En efecto, con razón consideraba que el trabajo por el Evangelio debía ser también trabajo en favor de una verdadera cultura humana. Sobre todo el monasterio de Fulda -fundado hacia el año 743- fue el corazón y el centro de irradiación de la espiritualidad y de la cultura religiosa: allí los monjes, en la oración, en el trabajo y en la penitencia, se esforzaban por tender a la santidad, se formaban en el estudio de las disciplinas sagradas y profanas, y se preparaban para el anuncio del Evangelio, para ser misioneros. Así pues, por mérito de san Bonifacio, de sus monjes y de sus monjas -también las mujeres desempeñaron un papel muy importante en esta obra de evangelización- floreció asimismo la cultura humana que es inseparable de la fe y que revela su belleza.

Aunque ya era de edad avanzada -tenía alrededor de 80 años- se preparó para una nueva misión evangelizadora: con cerca de cincuenta monjes volvió a Frisia, donde había comenzado su obra. El 5 de junio del año 754, al comenzar la celebración de la misa en Dokkum (actualmente, en el norte de Holanda), fue asaltado por una banda de paganos. Avanzando con frente serena, «prohibió a los suyos que combatieran». Fueron sus últimas palabras antes de caer bajo los golpes de sus agresores.
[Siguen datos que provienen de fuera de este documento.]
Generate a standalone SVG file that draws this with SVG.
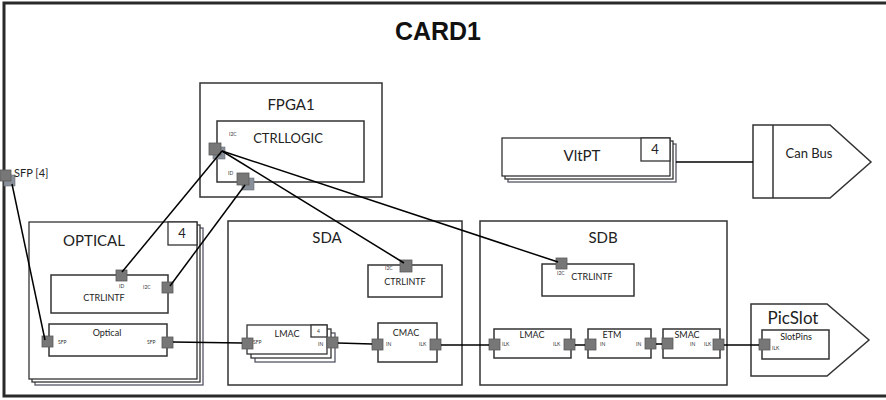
<svg xmlns="http://www.w3.org/2000/svg" width="886" height="400" viewBox="0 0 886 400">
<style>
.box{fill:#fff;stroke:#333;stroke-width:1.5}
.stk{fill:#fff;stroke:#333;stroke-width:1.3}
.port{fill:#777;stroke:#5a5a5a;stroke-width:0.8}
.sh{fill:#8a9099;stroke:#6a707a;stroke-width:0.6}
.ln{fill:none;stroke:#000;stroke-width:1.5}
text{font-family:Lato,"Open Sans","Liberation Sans",sans-serif;fill:#222}
.t15{font-size:15px}
.t13{font-size:13px}
.t10{font-size:10px}
.t9{font-size:9px}
.pl{font-size:5px;fill:#333}
</style>
<rect x="0" y="0" width="886" height="400" fill="#fff"/>
<g id="card1">
<rect x="4" y="3" width="890" height="393" fill="#fff" stroke="#2a2a2a" stroke-width="3"/>
<text x="438" y="40" text-anchor="middle" font-size="26" font-weight="bold" style="font-family:'Liberation Sans',Arial,sans-serif;fill:#111" textLength="86" lengthAdjust="spacingAndGlyphs">CARD1</text>
</g>
<g id="sfp4">
<rect class="sh" x="4" y="175" width="11" height="11"/>
<rect class="port" x="0" y="170" width="11" height="11"/>
<text class="t10" x="14" y="177" style="font-size:11px">SFP [4]</text>
</g>
<g id="fpga1">
<rect class="box" x="200" y="83" width="182" height="114"/>
<text class="t15" x="291" y="110" text-anchor="middle">FPGA1</text>
<g id="ctrllogic">
<rect class="box" x="217" y="121" width="147" height="61"/>
<text class="t13" x="288" y="143" text-anchor="middle">CTRLLOGIC</text>
<text class="pl" x="229" y="136">I2C</text>
<text class="pl" x="228" y="175">ID</text>
<rect class="sh" x="213" y="147" width="12" height="12"/>
<rect class="port" x="209" y="143" width="12" height="12"/>
<rect class="sh" x="242" y="178" width="12" height="12"/>
<rect class="port" x="237" y="173" width="12" height="12"/>
</g>
</g>
<g id="vltpt">
<rect class="stk" x="508" y="144" width="168" height="38" fill="#fff" style="stroke:#556"/>
<rect class="stk" x="505" y="141" width="168" height="38"/>
<rect class="stk" x="502" y="138" width="168" height="38"/>
<rect class="stk" x="641" y="138" width="29" height="23"/>
<text class="t13" x="655" y="154" text-anchor="middle">4</text>
<text class="t15" x="582" y="161" text-anchor="middle">VltPT</text>
</g>
<g id="canbus">
<path class="box" d="M753,125 H830 L871,162 L830,198 H753 Z"/>
<line x1="773" y1="125" x2="773" y2="198" stroke="#333" stroke-width="1.5"/>
<text class="t13" x="809" y="158" text-anchor="middle">Can Bus</text>
</g>
<g id="optical">
<rect class="stk" x="35" y="228" width="168" height="157" style="stroke:#556"/>
<rect class="stk" x="32" y="225" width="168" height="157"/>
<rect class="stk" x="29" y="222" width="168" height="157"/>
<rect class="stk" x="168" y="222" width="29" height="23"/>
<text class="t13" x="182" y="238" text-anchor="middle">4</text>
<text class="t15" x="94" y="246" text-anchor="middle">OPTICAL</text>
<g id="optical-ctrlintf">
<rect class="box" x="51" y="275" width="117" height="38"/>
<text class="t9" x="104" y="301" text-anchor="middle">CTRLINTF</text>
<rect class="port" x="116" y="270" width="11" height="11"/>
<text class="pl" x="119" y="288">ID</text>
<rect class="port" x="162" y="282" width="11" height="11"/>
<text class="pl" x="143" y="289">I2C</text>
</g>
<g id="optical-optical">
<rect class="box" x="49" y="324" width="118" height="32"/>
<text class="t9" x="107" y="336" text-anchor="middle">Optical</text>
<rect class="port" x="42" y="336" width="11" height="11"/>
<text class="pl" x="58" y="344">SFP</text>
<rect class="port" x="162" y="337" width="11" height="11"/>
<text class="pl" x="147" y="344">SFP</text>
</g>
</g>
<g id="sda">
<rect class="box" x="228" y="221" width="234" height="164"/>
<text class="t15" x="327" y="243" text-anchor="middle">SDA</text>
<g id="sda-ctrlintf">
<rect class="box" x="368" y="265" width="74" height="32"/>
<text class="t9" x="405" y="285" text-anchor="middle">CTRLINTF</text>
<rect class="port" x="400" y="260" width="12" height="12"/>
<text class="pl" x="385" y="270">I2C</text>
</g>
<g id="sda-lmac">
<rect class="stk" x="255" y="333" width="80" height="29" style="stroke:#556"/>
<rect class="stk" x="251" y="329" width="80" height="29"/>
<rect class="stk" x="247" y="325" width="80" height="29"/>
<rect class="stk" x="311" y="325" width="16" height="12" stroke-width="1"/>
<text class="pl" x="317" y="333">4</text>
<text class="t9" x="287" y="337" text-anchor="middle">LMAC</text>
<rect class="port" x="242" y="338" width="11" height="11"/>
<text class="pl" x="253" y="344">SFP</text>
<rect class="port" x="327" y="337" width="11" height="11"/>
<text class="pl" x="318" y="346">IN</text>
</g>
<g id="sda-cmac">
<rect class="box" x="378" y="323" width="59" height="39"/>
<text class="t9" x="406" y="336" text-anchor="middle">CMAC</text>
<rect class="port" x="372" y="339" width="11" height="11"/>
<text class="pl" x="386" y="346">IN</text>
<rect class="port" x="430" y="339" width="11" height="11"/>
<text class="pl" x="419" y="346">ILK</text>
</g>
</g>
<g id="sdb">
<rect class="box" x="480" y="221" width="247" height="164"/>
<text class="t15" x="603" y="243" text-anchor="middle">SDB</text>
<g id="sdb-ctrlintf">
<rect class="box" x="542" y="264" width="92" height="32"/>
<text class="t9" x="592" y="280" text-anchor="middle">CTRLINTF</text>
<rect class="port" x="556" y="258" width="11" height="11"/>
<text class="pl" x="557" y="275">I2C</text>
</g>
<g id="sdb-lmac">
<rect class="box" x="494" y="329" width="77" height="29"/>
<text class="t9" x="532" y="338" text-anchor="middle">LMAC</text>
<rect class="port" x="489" y="339" width="11" height="11"/>
<text class="pl" x="502" y="346">ILK</text>
<rect class="port" x="564" y="339" width="11" height="11"/>
<text class="pl" x="553" y="346">ILK</text>
</g>
<g id="etm">
<rect class="box" x="588" y="329" width="63" height="29"/>
<text class="t9" x="612" y="338" text-anchor="middle">ETM</text>
<rect class="port" x="585" y="339" width="11" height="11"/>
<text class="pl" x="600" y="346">IN</text>
<rect class="port" x="645" y="338" width="11" height="11"/>
<text class="pl" x="636" y="346">IN</text>
</g>
<g id="smac">
<rect class="box" x="663" y="329" width="57" height="29"/>
<text class="t9" x="687" y="338" text-anchor="middle">SMAC</text>
<rect class="port" x="662" y="338" width="11" height="11"/>
<text class="pl" x="690" y="346">IN</text>
<text class="pl" x="704" y="346">ILK</text>
<rect class="port" x="713" y="339" width="11" height="11"/>
</g>
</g>
<g id="picslot">
<path class="box" d="M751,304 H827 L869,340 L827,376 H751 Z"/>
<text x="793" y="324" text-anchor="middle" style="font-size:17px">PicSlot</text>
<g id="slotpins">
<rect class="box" x="762" y="330" width="67" height="29"/>
<text class="t9" x="796" y="340" text-anchor="middle">SlotPins</text>
<rect class="port" x="759" y="339" width="11" height="11"/>
<text class="pl" x="772" y="350">ILK</text>
</g>
</g>
<g id="connectors">
<line class="ln" x1="12" y1="184" x2="45" y2="340"/>
<line class="ln" x1="222" y1="151" x2="122" y2="272"/>
<line class="ln" x1="245" y1="185" x2="170" y2="286"/>
<line class="ln" x1="222" y1="151" x2="404" y2="263"/>
<line class="ln" x1="222" y1="151" x2="558" y2="262"/>
<line class="ln" x1="173" y1="342" x2="242" y2="343"/>
<line class="ln" x1="338" y1="343" x2="372" y2="344"/>
<line class="ln" x1="441" y1="345" x2="489" y2="345"/>
<line class="ln" x1="575" y1="345" x2="585" y2="345"/>
<line class="ln" x1="656" y1="344" x2="662" y2="344"/>
<line class="ln" x1="724" y1="345" x2="759" y2="345"/>
<line class="ln" x1="676" y1="162" x2="753" y2="162"/>
</g>
</svg>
Los restos mortales del obispo mártir fueron llevados al monasterio de Fulda, donde recibieron digna sepultura.

A distancia de siglos, ¿qué mensaje podemos recoger de la enseñanza y de la prodigiosa actividad de este gran misionero y mártir? Una primera evidencia se impone a quien se acerca a san Bonifacio: la centralidad de la Palabra de Dios, vivida e interpretada en la fe de la Iglesia. La segunda evidencia, muy importante, que emerge de la vida de san Bonifacio es su fiel comunión con la Sede apostólica, que era un punto firme y central de su trabajo misionero. Una tercera característica: promovió el encuentro entre la cultura romano-cristiana y la cultura germánica. Como auténtico hijo de san Benito, supo unir oración y trabajo (manual e intelectual), pluma y arado.